Lens 04 finds a WiFi cliff edge at 100ms where VLM rate becomes insensitive above 15 Hz — this is consistent. The implication: investing in inference speed above 15 Hz (e.g., the move from 29 Hz to 58 Hz via single-query optimization) has near-zero user-facing benefit if the bottleneck is network jitter, not GPU throughput.

  • Hailo-8 activation is the single biggest axis-mover on this radar. Robustness 35 → 65 in one structural move — bigger than any tuning along the existing frontier. 26 TOPS on the Pi 5 is already on the robot, idle. YOLOv8n at 430 FPS, <10ms, zero WiFi dependency. The IROS dual-process paper (arXiv 2601.21506) validates this exact split for 66% latency reduction.
  • Why 65, not 88 (SLAM-parity)? L1 safety is now WiFi-independent, but L2 semantic queries ("go to the kitchen") still ride the WiFi hop. The compound failure — obstacle avoidance and goal reasoning both silenced by the same jitter burst — is broken; the residual semantic-path fragility is what keeps the ceiling below SLAM's 88.
  • The complexity tax is real but small. Implementation Simplicity drops from 40 to ~32: HailoRT + TAPPAS + model compilation add non-zero cognitive load, but working Pi 5 examples exist (github.com/hailo-ai/hailo-rpi5-examples) and the learning curve is days.
Where "good enough" is dramatically cheaper than "optimal"

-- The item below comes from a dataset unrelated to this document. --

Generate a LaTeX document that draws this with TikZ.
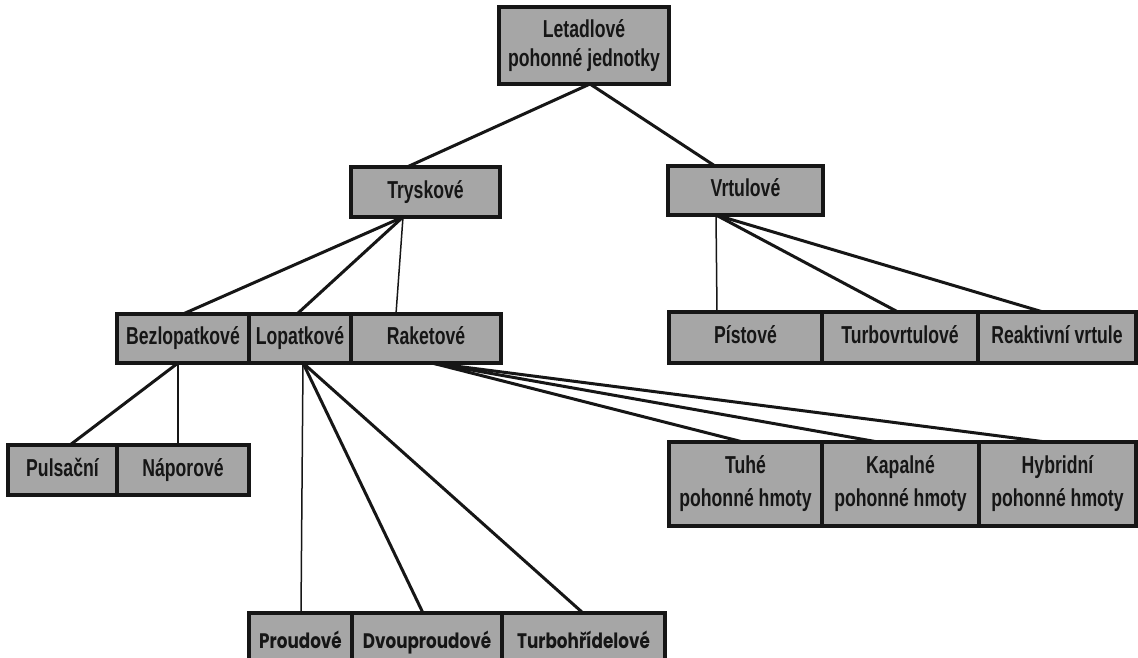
\documentclass[tikz,border=0pt]{standalone}
\usepackage{fontspec}
\newfontfamily\boxfont{Liberation Sans}[FakeStretch=0.72]
\newfontfamily\geofont{Poppins}[FakeStretch=0.8]
\usetikzlibrary{calc,backgrounds}
\definecolor{boxgray}{HTML}{A6A6A6}
\definecolor{inkc}{HTML}{161616}
\tikzset{
  boxbase/.style={draw=inkc, line width=3.4pt, fill=boxgray, text=inkc,
    inner sep=0pt, outer sep=0pt, align=center},
  box/.style={boxbase, text height=17pt, text depth=5pt,
    font=\boxfont\bfseries\fontsize{24.5}{31}\selectfont},
  twobox/.style={boxbase,
    font=\boxfont\bfseries\fontsize{24.5}{#1}\selectfont},
  geobox/.style={boxbase, text height=18pt, text depth=4pt,
    font=\geofont\bfseries\fontsize{21}{26}\selectfont},
  thick line/.style={draw=inkc, line width=3pt},
  thin line/.style={draw=inkc, line width=1.5pt},
}
\begin{document}
\begin{tikzpicture}[x=1pt,y=-1pt]
\useasboundingbox (0,0) rectangle (1138,657);
% level 0
\node[twobox=29, minimum width=170, minimum height=77] (top) at (584,45.5) {Letadlové\\pohonné jednotky};
% level 1
\node[box, minimum width=149, minimum height=50] (tr) at (425.5,192) {Tryskové};
\node[box, minimum width=155, minimum height=49] (vr) at (745.5,190.5) {Vrtulové};
% level 2 left
\node[box, minimum width=132, minimum height=49] (bez) at (183,338.5) {Bezlopatkové};
\node[box, minimum width=102, minimum height=49] (lop) at (300,338.5) {Lopatkové};
\node[box, minimum width=150, minimum height=49] (rak) at (426,338.5) {Raketové};
% level 2 right
\node[box, minimum width=153, minimum height=51] (pis) at (745.5,337.5) {Pístové};
\node[box, minimum width=156, minimum height=51] (tvr) at (900,337.5) {Turbovrtulové};
\node[box, minimum width=158, minimum height=51] (rea) at (1057,337.5) {Reaktivní vrtule};
% level 3
\node[box, minimum width=109, minimum height=50] (pul) at (62.5,470) {Pulsační};
\node[box, minimum width=132, minimum height=50] (nap) at (183,470) {Náporové};
\node[twobox=33, minimum width=153, minimum height=84] (tuh) at (745.5,484) {Tuhé\\pohonné hmoty};
\node[twobox=33, minimum width=157, minimum height=84] (kap) at (900.5,484) {Kapalné\\pohonné hmoty};
\node[twobox=33, minimum width=157, minimum height=84] (hyb) at (1057.5,484) {Hybridní\\pohonné hmoty};
% level 4
\node[geobox, minimum width=103, minimum height=56] (pro) at (300.5,641) {Proudové};
\node[geobox, minimum width=150, minimum height=56] (dvo) at (427,641) {Dvouproudové};
\node[geobox, minimum width=163, minimum height=56] (tbh) at (583.5,641) {Turbohřídelové};
\begin{pgfonlayer}{background}
\fill[white] (0,0) rectangle (1138,657);
\draw[thick line] ($(top.south)+(6,0)$) -- ($(tr.north)+(-18.5,0)$);
\draw[thick line] ($(top.south)+(6,0)$) -- ($(vr.north)+(-30.5,0)$);
\draw[thick line] ($(tr.south)+(-22.5,0)$) -- ($(bez.north)+(0,0)$);
\draw[thick line] ($(tr.south)+(-22.5,0)$) -- ($(lop.north)+(-3,0)$);
\draw[thin line] ($(tr.south)+(-22.5,0)$) -- ($(rak.north)+(-30,0)$);
\draw[thin line] ($(vr.south)+(-29.5,0)$) -- ($(pis.north)+(-28.5,0)$);
\draw[thick line] ($(vr.south)+(-29.5,0)$) -- ($(tvr.north)+(-2,0)$);
\draw[thick line] ($(vr.south)+(-29.5,0)$) -- ($(rea.north)+(-14,0)$);
\draw[thick line] ($(bez.south)+(-5,0)$) -- ($(pul.north)+(7.5,0)$);
\draw[thin line] ($(bez.south)+(-5,0)$) -- ($(nap.north)+(-5,0)$);
\draw[thin line] ($(lop.south)+(3,0)$) -- ($(pro.north)+(0.5,0)$);
\draw[thick line] ($(lop.south)+(3,0)$) -- ($(dvo.north)+(-4,0)$);
\draw[thick line] ($(lop.south)+(3,0)$) -- ($(tbh.north)+(-0.5,0)$);
\draw[thick line] ($(rak.south)+(6,0)$) -- ($(tuh.north)+(-2.5,0)$);
\draw[thick line] ($(rak.south)+(6,0)$) -- ($(kap.north)+(-22.5,0)$);
\draw[thick line] ($(rak.south)+(6,0)$) -- ($(hyb.north)+(-11.5,0)$);
\end{pgfonlayer}
\end{tikzpicture}
\end{document}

  • Spatial accuracy for home nav: "Chair at 300mm right" is good enough; "chair at 287mm right" costs 10× in SLAM infrastructure. The ESTOP at 200mm makes sub-300mm accuracy irrelevant to safety.
  • Semantic richness: "kitchen / hallway / bedroom" covers 90% of room-routing decisions. Full scene-graph (ConceptGraphs-level) is academic overhead for a single-room navigation robot.
  • Place recognition: text2nav achieved 74% navigation success using frozen SigLIP embeddings — no fine-tuning, no DINOv2, no AnyLoc. For Annie's home environment (10–15 visually distinct places), a K-nearest cosine search over ~100 stored embeddings is computationally trivial and likely sufficient.
  • Multi-query VLM (Lens 07 target): 6-slot dispatch at 9Hz/slot vs single-query at 58Hz — the 58Hz path is only marginally better given that motor commands are issued at 1–2 Hz. "Good enough" is 15 Hz per query, achievable with 4 alternating queries at the current 58 Hz throughput.